For my part, I'm not sure about these other approaches. One of the first things I was taught was that a writer writes. The words have to keep flowing, or sooner or later you're just not writing anymore. If you've got writer's block, it's your subconscious telling you that you're not ready to handle this particular assignment and if you can't do it, you can't do it. That may change tomorrow; it may change in five minutes; it may never change. But until it does, you are in for many non-illuminating, non-transformative, non-useful hours of sitting on your thumbs and cursing. Sometimes, that's just how it goes6.



1. Horror Writers Association, or, as it is known in some circles, "Hardly Writing Anymore."
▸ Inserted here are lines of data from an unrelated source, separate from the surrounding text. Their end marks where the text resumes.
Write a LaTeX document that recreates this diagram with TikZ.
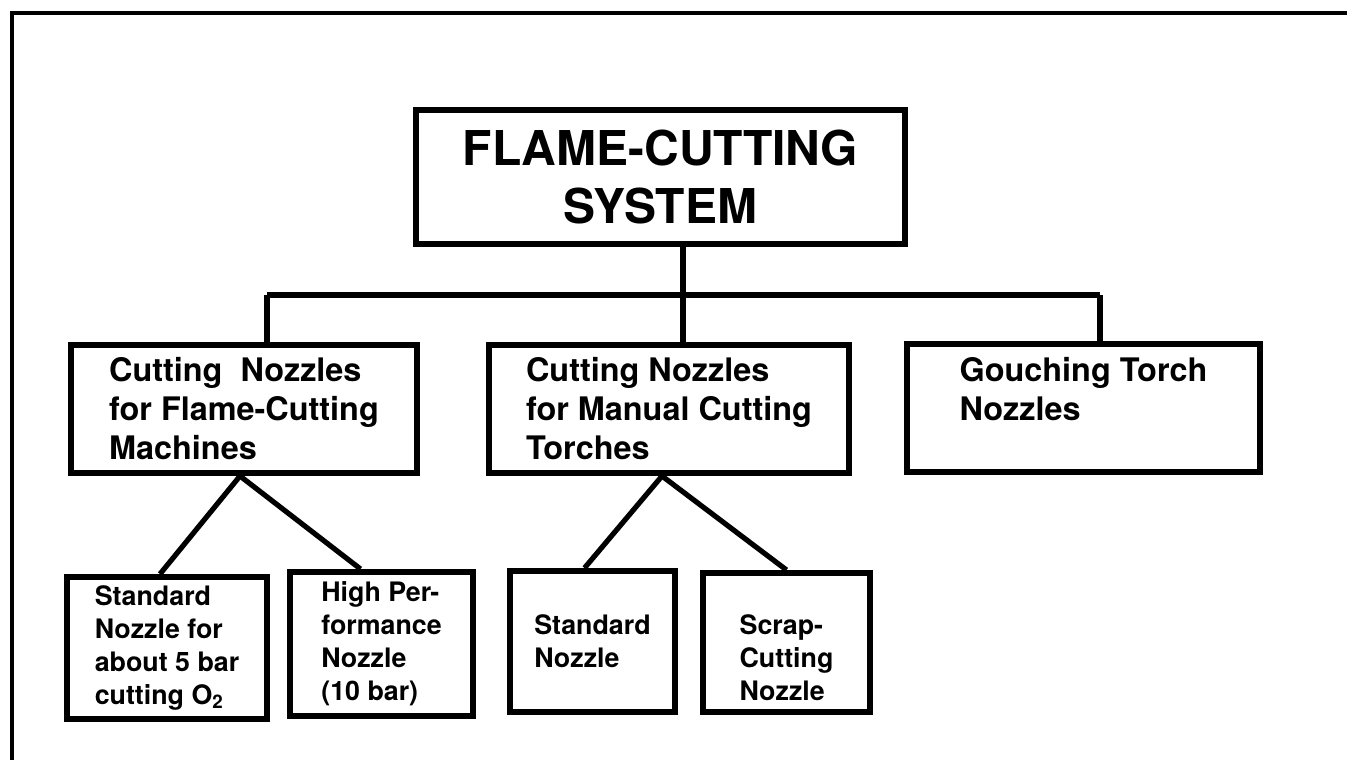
\documentclass[tikz,border=0pt]{standalone}
\usepackage{fontspec}
\setmainfont{TeX Gyre Heros}
\usepackage{tikz}
\usetikzlibrary{positioning,calc}

\begin{document}
\begin{tikzpicture}[
    x=0.5pt, y=-0.5pt,
    rootBox/.style={rectangle, draw=black, line width=3.2pt, align=center, font=\fontsize{24}{28.5}\selectfont\bfseries, inner sep=0pt},
    groupBox/.style={rectangle, draw=black, line width=3pt, align=left, font=\fontsize{16.2}{19.5}\selectfont\bfseries, inner sep=0pt, minimum height=64pt},
    nozzleBox/.style={rectangle, draw=black, line width=3pt, align=left, font=\fontsize{13.4}{16.5}\selectfont\bfseries, inner sep=0pt},
    linkStyle/.style={draw=black, line width=2.6pt},
    frameStyle/.style={draw=black, line width=2pt}
]
    \useasboundingbox (0,0) rectangle (1347,760);

    % outer frame (only top and left edges are visible)
    \draw[frameStyle] (1347,13) -| (12,760);

    \node[rootBox, minimum width=244.5pt, minimum height=67pt] (root) at (660.5,177) {
        FLAME-CUTTING\\
        SYSTEM
    };

    \node[groupBox, minimum width=173pt] (machNoz) at (244,409) {
        Cutting~~Nozzles\\
        for Flame-Cutting\\
        Machines
    };
    \node[groupBox, minimum width=180pt] (manNoz) at (669,409) {
        Cutting Nozzles\\
        for Manual Cutting\\
        Torches
    };
    \node[groupBox, minimum width=176.5pt] (gouNoz) at (1083.5,408) {
        Gouching Torch\\
        Nozzles\\
        \mbox{}
    };

    \node[nozzleBox, minimum width=100pt, minimum height=71pt] (stdFive) at (167,648) {
        Standard\\
        Nozzle for\\
        about 5 bar\\
        cutting O\textsubscript{2}
    };
    \node[nozzleBox, minimum width=91.5pt, minimum height=72pt] (highPerf) at (381.5,644) {
        High Per-\\
        formance\\
        Nozzle\\
        (10 bar)
    };
    \node[nozzleBox, minimum width=82.5pt, minimum height=70.5pt] (stdMan) at (592.5,641.5) {
        Standard\\
        Nozzle
    };
    \node[nozzleBox, minimum width=83.5pt, minimum height=69.5pt] (scrapNoz) at (786.5,642.5) {
        \rule{0pt}{25pt}Scrap-\\
        Cutting\\
        Nozzle
    };

    % bus between first and second level
    \coordinate (busL) at (267,295);
    \coordinate (split) at (683,295);
    \coordinate (busR) at (1100,295);
    \draw[linkStyle] (split |- root.south) -- (split);
    \draw[linkStyle] (busL) -- (busR);
    \draw[linkStyle] (busL) -- (busL |- machNoz.north);
    \draw[linkStyle] (split) -- (split |- manNoz.north);
    \draw[linkStyle] (busR) -- (busR |- gouNoz.north);

    % branches to the single nozzles
    \draw[linkStyle] ([xshift=-2pt]machNoz.south) -- ([xshift=-3.5pt]stdFive.north);
    \draw[linkStyle] ([xshift=-2pt]machNoz.south) -- ([xshift=-10.5pt]highPerf.north);
    \draw[linkStyle] ([xshift=-3.5pt]manNoz.south) -- ([xshift=-4pt]stdMan.north);
    \draw[linkStyle] ([xshift=-3.5pt]manNoz.south) -- (scrapNoz.north);
\end{tikzpicture}
\end{document}
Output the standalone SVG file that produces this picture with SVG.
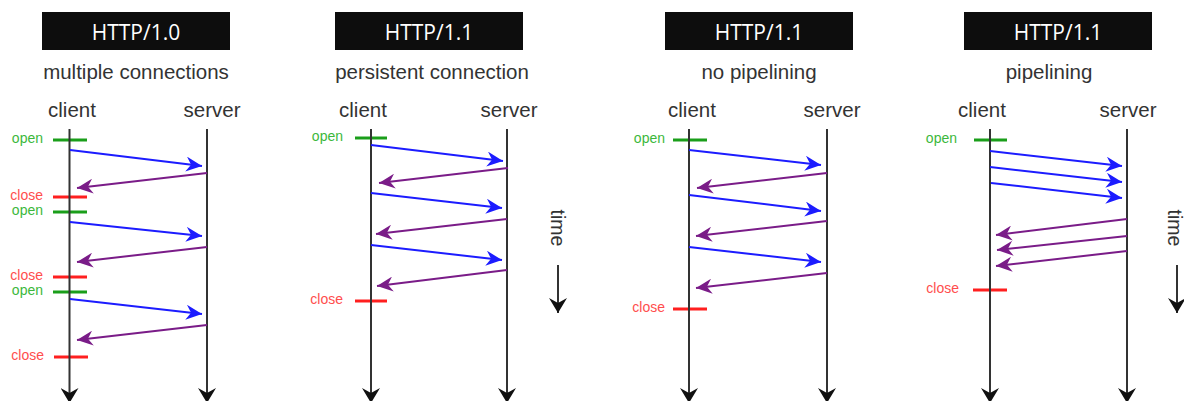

2. The real thing that should scare off would-be writers is how bloody hard the whole process is. In my time as a line editor at a genre publisher, I found that a great many people want "to have written," i.e. they want their idle noodlings to appear, fully formed, on the page, without any of the actual labor of writing. When challenged to put their money where their mouths are and actually produce a few thousand words on spec, the vast majority of "I could do better" kvetchers either melt back into the woodwork, flake, or turn in unlovely drek of the literary quality normally found in Penthouse Forum. 

3. Not "10,000 good words." "10,000 words." There is a difference.

4. At that rate, it would take me approximately 13,500 days - roughly 37 years - to complete the novel. Which, incidentally, is the first book of a trilogy. God help anyone waiting for the sequel.

5. Because if it doesn't, the writer probably will, and that would just be ugly. Writers, as a whole, are not a svelte lot.

6. I wish I had a better ending. Unfortunately, this one took two hours to come up with, and I don't have the time to spend on a better one. Irony, thou art omnipresent. Bastard.